Blue Line

RCMP brings #9PMRoutine crime prevention initiative to Nova Scotia

The RCMP is bringing the 9 p.m. Routine, an international crime prevention initiative, to Nova Scotia.

January 23, 2019  By Staff

The 9 p.m. Routine was created in 2017 by the Pasco County Sheriff’s Office in Florida and has since spread to police forces across the United States and Canada. It encourages residents to protect themselves and their loved ones from becoming victims of crime by locking and securing their homes and vehicles every night at 9 p.m. The initiative also encourages people to lead by example and share through social media that they have completed the routine using the hashtag #9PMRoutine.

“The beginning of a new year is the perfect time to start a good habit and the 9 p.m. Routine is all about the habit of protecting yourself, your loved ones and your community from victimization,” says Cpl. Jennifer Clarke of the Nova Scotia RCMP. “By following the 9 p.m. Routine, you’re showing potential offenders that you won’t tolerate property crime in your neighbourhood.”

Crimes against property can often be crimes of opportunity. For example, if a potential thief happens upon an unlocked car with keys or a wallet on the seat, they are likely to open the car door and take what’s inside. By simply removing those valuables from your vehicle and locking it, you can help prevent crimes of opportunity and avoid waking up to find your keys, wallet, or even your car missing.

The 9 p.m.

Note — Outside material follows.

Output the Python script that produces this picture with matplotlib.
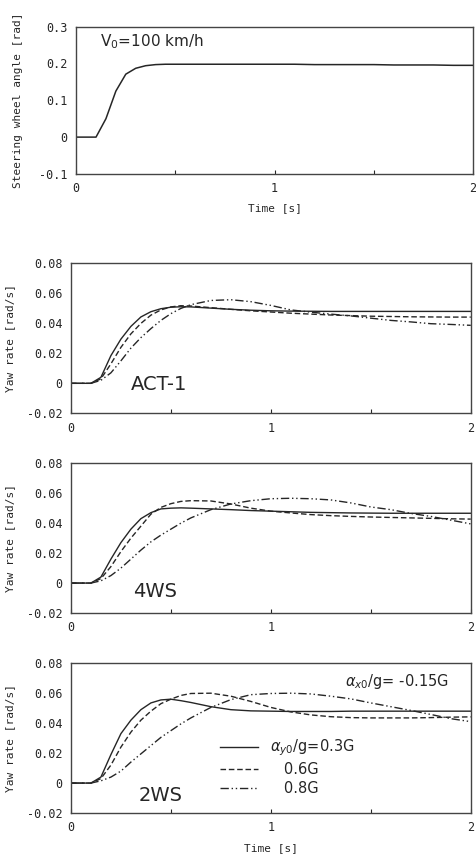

Routine has a few simple steps:


1.    Remove keys, wallets, cash, garage door openers and other valuables from vehicles.
2.    Ensure vehicle and home windows are shut (and locked, if possible).
3.    Close and lock doors on vehicles and homes.
4.    Close overhead garage doors.
5.    Turn on outside lights.
6.    Post that you’ve completed the #9PMRoutine on social media and tag Nova Scotia RCMP.